• [EXERCISE PROMPT] Wherever a line holds the word "chart", copy that line out.

• [Extracted data entries]

________________________________________

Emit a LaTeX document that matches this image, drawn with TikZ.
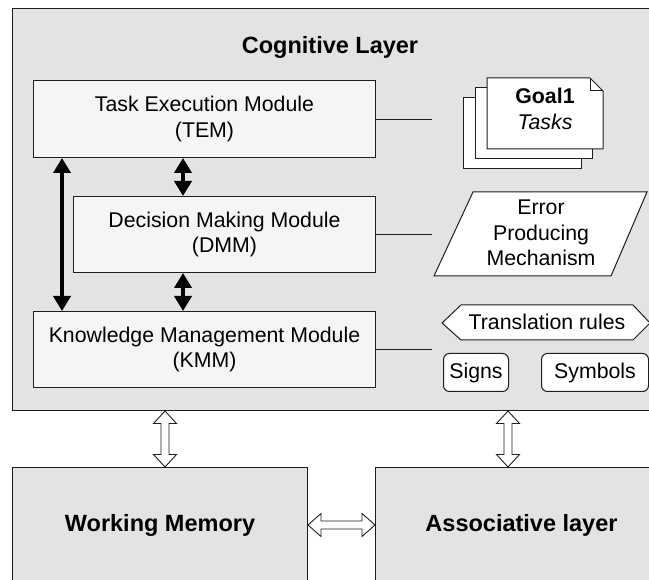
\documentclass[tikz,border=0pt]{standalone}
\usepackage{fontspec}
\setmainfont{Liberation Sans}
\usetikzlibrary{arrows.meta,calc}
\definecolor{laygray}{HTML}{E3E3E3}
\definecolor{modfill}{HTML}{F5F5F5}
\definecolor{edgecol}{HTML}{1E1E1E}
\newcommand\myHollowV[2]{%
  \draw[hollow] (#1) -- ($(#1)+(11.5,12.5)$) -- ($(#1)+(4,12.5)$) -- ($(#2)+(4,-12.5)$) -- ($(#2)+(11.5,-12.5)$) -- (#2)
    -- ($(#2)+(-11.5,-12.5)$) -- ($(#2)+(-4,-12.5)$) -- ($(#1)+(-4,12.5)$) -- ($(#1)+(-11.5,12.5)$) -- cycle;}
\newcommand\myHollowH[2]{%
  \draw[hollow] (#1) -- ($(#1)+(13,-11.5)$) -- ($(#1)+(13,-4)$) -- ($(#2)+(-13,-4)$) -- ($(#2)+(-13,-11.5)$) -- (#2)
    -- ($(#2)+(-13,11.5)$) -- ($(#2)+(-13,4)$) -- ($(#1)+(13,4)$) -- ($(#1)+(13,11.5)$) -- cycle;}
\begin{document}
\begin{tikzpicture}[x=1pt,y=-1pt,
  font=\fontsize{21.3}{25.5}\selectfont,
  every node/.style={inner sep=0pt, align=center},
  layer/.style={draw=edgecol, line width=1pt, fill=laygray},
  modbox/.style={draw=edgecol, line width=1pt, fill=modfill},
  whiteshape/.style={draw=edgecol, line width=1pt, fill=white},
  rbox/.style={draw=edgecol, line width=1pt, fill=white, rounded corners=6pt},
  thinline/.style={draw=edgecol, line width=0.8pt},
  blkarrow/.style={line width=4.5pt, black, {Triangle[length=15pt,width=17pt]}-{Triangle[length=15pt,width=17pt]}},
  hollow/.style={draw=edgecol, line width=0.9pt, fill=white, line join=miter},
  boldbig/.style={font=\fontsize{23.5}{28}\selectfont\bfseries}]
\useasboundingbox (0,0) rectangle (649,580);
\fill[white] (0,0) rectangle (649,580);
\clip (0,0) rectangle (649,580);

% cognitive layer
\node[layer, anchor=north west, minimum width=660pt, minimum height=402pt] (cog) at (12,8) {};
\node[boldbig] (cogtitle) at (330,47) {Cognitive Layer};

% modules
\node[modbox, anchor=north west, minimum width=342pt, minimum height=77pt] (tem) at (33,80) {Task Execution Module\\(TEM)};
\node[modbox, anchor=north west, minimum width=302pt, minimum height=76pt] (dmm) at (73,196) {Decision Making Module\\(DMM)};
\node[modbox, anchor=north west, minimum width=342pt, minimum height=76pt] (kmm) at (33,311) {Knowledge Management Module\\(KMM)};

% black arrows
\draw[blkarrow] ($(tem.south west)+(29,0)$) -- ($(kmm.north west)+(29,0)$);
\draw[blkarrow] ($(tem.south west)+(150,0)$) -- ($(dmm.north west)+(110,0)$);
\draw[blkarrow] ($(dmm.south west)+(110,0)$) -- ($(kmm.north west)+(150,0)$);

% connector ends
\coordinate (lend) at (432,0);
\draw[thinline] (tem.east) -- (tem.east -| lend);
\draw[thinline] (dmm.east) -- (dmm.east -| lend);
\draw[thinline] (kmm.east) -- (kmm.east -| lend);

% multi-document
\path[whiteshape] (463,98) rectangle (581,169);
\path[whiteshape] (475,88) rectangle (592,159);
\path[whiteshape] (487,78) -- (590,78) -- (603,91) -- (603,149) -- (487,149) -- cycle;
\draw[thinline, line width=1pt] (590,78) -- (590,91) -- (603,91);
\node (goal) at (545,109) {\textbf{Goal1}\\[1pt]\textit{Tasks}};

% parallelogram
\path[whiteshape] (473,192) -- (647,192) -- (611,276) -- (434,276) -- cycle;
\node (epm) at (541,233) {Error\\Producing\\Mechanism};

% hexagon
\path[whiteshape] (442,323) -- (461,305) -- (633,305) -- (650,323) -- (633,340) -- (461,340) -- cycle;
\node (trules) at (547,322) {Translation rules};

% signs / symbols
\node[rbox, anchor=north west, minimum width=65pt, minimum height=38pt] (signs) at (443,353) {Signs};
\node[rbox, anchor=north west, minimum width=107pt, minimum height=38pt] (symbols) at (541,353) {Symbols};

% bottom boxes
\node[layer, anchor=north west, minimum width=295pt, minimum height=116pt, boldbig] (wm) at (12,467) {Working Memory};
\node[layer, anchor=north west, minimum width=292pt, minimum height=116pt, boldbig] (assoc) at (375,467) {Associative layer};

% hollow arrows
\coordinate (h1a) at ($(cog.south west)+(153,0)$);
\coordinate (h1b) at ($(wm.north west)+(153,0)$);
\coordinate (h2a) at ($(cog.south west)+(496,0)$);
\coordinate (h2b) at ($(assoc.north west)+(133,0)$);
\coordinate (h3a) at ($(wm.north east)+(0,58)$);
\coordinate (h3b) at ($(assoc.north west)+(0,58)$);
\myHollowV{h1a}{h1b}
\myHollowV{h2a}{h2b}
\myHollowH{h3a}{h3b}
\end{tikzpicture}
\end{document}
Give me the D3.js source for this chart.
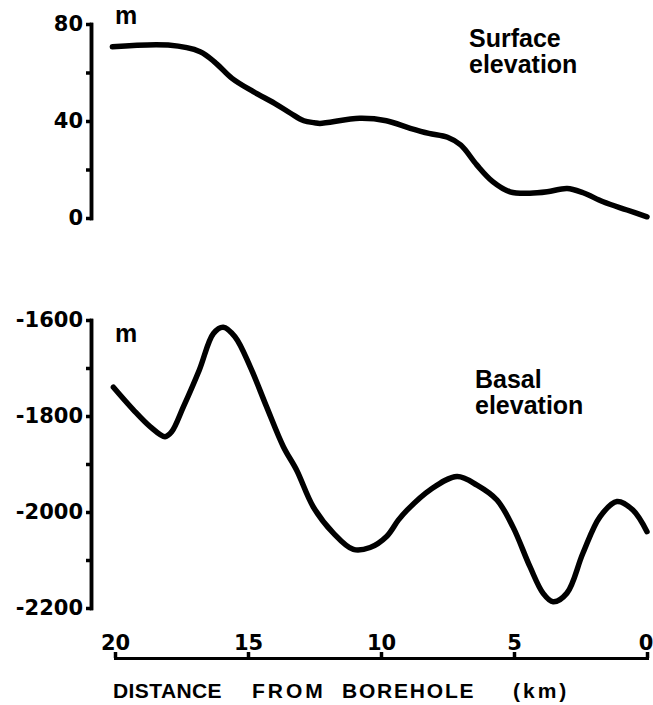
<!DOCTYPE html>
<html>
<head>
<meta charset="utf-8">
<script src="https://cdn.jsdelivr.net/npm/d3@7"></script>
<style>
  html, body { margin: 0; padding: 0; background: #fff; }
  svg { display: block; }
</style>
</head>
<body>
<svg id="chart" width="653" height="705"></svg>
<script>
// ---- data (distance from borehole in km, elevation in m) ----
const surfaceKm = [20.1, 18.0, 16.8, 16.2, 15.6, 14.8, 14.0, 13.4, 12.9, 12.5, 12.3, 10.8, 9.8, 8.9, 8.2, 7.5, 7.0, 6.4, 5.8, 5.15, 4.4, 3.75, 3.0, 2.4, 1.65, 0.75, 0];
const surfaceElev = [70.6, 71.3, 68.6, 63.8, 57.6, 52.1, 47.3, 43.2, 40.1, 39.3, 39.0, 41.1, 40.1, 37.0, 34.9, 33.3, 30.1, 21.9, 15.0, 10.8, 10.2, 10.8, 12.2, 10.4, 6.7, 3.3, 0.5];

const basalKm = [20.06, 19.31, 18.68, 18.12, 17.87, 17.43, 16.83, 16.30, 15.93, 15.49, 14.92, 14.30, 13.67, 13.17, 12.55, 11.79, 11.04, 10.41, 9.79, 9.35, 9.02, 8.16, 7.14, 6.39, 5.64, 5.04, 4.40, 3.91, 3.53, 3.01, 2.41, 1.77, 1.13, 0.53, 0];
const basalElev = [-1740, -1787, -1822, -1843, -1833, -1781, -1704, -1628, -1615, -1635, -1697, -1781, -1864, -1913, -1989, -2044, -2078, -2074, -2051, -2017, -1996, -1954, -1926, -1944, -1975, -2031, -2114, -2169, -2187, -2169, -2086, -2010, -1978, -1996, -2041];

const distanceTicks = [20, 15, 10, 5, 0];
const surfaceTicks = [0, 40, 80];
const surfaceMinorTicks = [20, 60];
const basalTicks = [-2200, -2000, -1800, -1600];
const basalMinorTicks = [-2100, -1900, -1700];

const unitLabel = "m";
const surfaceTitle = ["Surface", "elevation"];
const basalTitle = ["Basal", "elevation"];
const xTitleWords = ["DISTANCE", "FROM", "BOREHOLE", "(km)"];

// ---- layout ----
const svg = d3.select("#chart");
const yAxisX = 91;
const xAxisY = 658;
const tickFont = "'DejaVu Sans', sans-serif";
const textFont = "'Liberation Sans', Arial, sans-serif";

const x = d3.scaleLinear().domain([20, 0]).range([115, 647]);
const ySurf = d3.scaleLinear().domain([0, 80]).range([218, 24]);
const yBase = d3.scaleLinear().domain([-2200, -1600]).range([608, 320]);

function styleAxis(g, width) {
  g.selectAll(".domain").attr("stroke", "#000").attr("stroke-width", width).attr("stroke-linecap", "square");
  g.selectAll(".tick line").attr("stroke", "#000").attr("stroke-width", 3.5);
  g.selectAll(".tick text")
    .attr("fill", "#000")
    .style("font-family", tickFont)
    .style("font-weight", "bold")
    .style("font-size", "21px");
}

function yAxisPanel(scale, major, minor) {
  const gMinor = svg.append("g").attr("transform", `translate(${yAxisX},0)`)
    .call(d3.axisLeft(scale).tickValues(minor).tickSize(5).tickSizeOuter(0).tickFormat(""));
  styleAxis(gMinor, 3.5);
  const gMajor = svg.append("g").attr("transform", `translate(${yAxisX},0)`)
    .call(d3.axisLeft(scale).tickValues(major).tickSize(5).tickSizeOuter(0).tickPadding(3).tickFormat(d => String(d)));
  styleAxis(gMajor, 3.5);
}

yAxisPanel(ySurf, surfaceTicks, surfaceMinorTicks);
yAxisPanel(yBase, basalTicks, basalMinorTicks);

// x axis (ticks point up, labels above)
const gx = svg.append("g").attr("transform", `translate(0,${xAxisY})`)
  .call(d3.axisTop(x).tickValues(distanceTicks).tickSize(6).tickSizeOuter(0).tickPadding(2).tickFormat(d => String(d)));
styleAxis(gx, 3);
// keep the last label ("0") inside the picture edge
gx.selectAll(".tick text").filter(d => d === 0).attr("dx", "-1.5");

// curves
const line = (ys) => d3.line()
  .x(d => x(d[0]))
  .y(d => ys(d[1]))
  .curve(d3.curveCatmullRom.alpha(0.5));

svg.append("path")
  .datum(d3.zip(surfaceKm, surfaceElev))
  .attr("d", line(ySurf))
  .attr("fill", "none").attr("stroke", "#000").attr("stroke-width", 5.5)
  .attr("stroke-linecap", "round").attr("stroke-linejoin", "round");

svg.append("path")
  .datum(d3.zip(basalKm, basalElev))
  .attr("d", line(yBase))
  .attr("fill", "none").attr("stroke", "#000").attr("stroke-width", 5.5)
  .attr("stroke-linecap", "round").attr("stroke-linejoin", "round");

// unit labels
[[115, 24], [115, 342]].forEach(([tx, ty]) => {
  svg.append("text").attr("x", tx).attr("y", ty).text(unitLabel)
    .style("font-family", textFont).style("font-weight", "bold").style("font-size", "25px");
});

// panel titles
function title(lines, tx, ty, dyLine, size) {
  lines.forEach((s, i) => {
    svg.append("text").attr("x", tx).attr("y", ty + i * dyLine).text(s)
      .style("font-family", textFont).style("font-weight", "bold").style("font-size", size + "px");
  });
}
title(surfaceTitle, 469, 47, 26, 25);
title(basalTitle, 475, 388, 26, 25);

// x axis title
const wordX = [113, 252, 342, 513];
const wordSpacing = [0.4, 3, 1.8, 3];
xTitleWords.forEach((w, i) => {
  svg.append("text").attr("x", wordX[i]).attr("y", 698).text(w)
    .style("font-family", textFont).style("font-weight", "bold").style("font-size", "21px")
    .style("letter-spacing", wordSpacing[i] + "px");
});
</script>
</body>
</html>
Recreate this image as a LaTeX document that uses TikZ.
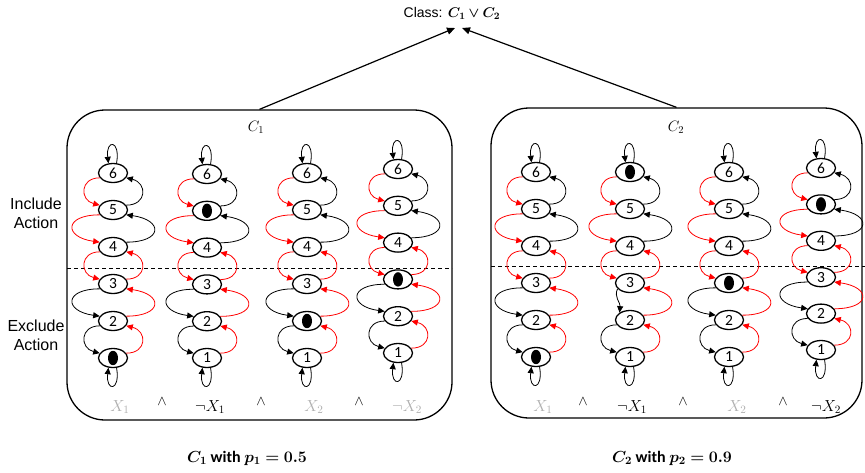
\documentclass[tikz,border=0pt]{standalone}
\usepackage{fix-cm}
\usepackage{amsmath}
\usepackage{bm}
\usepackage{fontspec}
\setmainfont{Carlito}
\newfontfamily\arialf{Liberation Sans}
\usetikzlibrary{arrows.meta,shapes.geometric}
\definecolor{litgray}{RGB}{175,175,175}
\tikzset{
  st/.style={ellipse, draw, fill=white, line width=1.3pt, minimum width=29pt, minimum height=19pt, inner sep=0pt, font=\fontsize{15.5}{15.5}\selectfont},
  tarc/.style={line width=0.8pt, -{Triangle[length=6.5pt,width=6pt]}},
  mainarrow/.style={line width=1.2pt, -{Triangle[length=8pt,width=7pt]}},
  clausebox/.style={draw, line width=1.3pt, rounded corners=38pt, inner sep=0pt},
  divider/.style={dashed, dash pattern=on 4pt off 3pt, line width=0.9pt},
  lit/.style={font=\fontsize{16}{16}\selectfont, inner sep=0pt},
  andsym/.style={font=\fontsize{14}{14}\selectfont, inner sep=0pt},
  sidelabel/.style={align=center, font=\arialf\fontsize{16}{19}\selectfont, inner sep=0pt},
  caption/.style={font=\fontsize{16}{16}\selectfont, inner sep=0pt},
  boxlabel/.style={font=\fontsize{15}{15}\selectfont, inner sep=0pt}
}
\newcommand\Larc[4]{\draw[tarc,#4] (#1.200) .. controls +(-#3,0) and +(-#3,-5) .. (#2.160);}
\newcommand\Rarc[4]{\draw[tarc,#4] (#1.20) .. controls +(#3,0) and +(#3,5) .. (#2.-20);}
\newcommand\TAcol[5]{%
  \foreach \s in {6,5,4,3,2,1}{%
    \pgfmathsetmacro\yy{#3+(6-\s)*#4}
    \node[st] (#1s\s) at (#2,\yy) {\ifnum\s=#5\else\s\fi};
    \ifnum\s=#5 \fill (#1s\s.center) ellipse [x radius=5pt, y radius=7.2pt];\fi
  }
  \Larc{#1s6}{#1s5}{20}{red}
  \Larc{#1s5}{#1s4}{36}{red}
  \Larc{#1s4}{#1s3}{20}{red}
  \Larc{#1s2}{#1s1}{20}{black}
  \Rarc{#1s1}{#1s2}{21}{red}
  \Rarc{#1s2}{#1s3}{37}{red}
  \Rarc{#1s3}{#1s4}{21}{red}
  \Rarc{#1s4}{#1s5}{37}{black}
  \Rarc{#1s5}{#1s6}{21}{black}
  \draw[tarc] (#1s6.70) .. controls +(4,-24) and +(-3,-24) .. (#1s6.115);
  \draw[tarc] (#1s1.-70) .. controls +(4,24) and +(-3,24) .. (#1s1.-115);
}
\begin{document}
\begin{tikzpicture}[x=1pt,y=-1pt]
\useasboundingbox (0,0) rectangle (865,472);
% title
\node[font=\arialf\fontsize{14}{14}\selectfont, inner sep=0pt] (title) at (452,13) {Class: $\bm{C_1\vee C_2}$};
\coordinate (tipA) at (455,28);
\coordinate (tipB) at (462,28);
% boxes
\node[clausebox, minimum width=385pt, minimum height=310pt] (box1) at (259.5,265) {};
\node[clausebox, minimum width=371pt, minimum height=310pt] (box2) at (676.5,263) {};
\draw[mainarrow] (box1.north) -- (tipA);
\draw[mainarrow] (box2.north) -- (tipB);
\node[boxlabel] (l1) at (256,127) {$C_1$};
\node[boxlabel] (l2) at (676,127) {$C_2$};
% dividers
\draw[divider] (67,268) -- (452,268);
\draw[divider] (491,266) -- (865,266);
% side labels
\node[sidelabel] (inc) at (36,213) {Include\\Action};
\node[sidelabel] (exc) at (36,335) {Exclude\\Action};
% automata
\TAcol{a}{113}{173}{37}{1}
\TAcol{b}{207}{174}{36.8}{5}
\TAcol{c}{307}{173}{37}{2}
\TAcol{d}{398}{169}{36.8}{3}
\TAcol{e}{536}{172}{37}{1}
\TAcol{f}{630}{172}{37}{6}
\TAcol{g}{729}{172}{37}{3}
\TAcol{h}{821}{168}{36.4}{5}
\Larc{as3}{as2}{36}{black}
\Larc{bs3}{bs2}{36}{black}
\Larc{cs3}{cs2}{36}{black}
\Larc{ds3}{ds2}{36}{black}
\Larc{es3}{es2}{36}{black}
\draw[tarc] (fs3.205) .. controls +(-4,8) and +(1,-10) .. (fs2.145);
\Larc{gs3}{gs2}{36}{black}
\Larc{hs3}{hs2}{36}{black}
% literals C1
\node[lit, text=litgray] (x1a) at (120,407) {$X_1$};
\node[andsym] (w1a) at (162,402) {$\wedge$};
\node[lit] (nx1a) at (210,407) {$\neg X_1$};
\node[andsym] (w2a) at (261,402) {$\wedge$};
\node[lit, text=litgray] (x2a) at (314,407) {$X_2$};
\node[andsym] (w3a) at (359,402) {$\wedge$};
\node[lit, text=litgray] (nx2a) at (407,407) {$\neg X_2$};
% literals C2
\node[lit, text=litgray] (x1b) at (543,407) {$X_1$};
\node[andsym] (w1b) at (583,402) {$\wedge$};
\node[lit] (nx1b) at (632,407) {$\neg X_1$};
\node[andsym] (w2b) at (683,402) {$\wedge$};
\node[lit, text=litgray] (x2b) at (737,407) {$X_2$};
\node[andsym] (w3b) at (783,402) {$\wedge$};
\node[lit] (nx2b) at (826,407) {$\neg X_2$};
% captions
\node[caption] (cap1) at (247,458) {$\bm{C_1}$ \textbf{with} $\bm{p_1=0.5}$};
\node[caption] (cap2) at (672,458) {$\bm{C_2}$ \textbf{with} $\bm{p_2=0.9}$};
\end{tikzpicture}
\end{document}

________________________________________

• [CORRECT ANSWER]
Give me the D3.js source for this chart.
<svg id="chart" width="653" height="705"></svg>
const svg = d3.select("#chart");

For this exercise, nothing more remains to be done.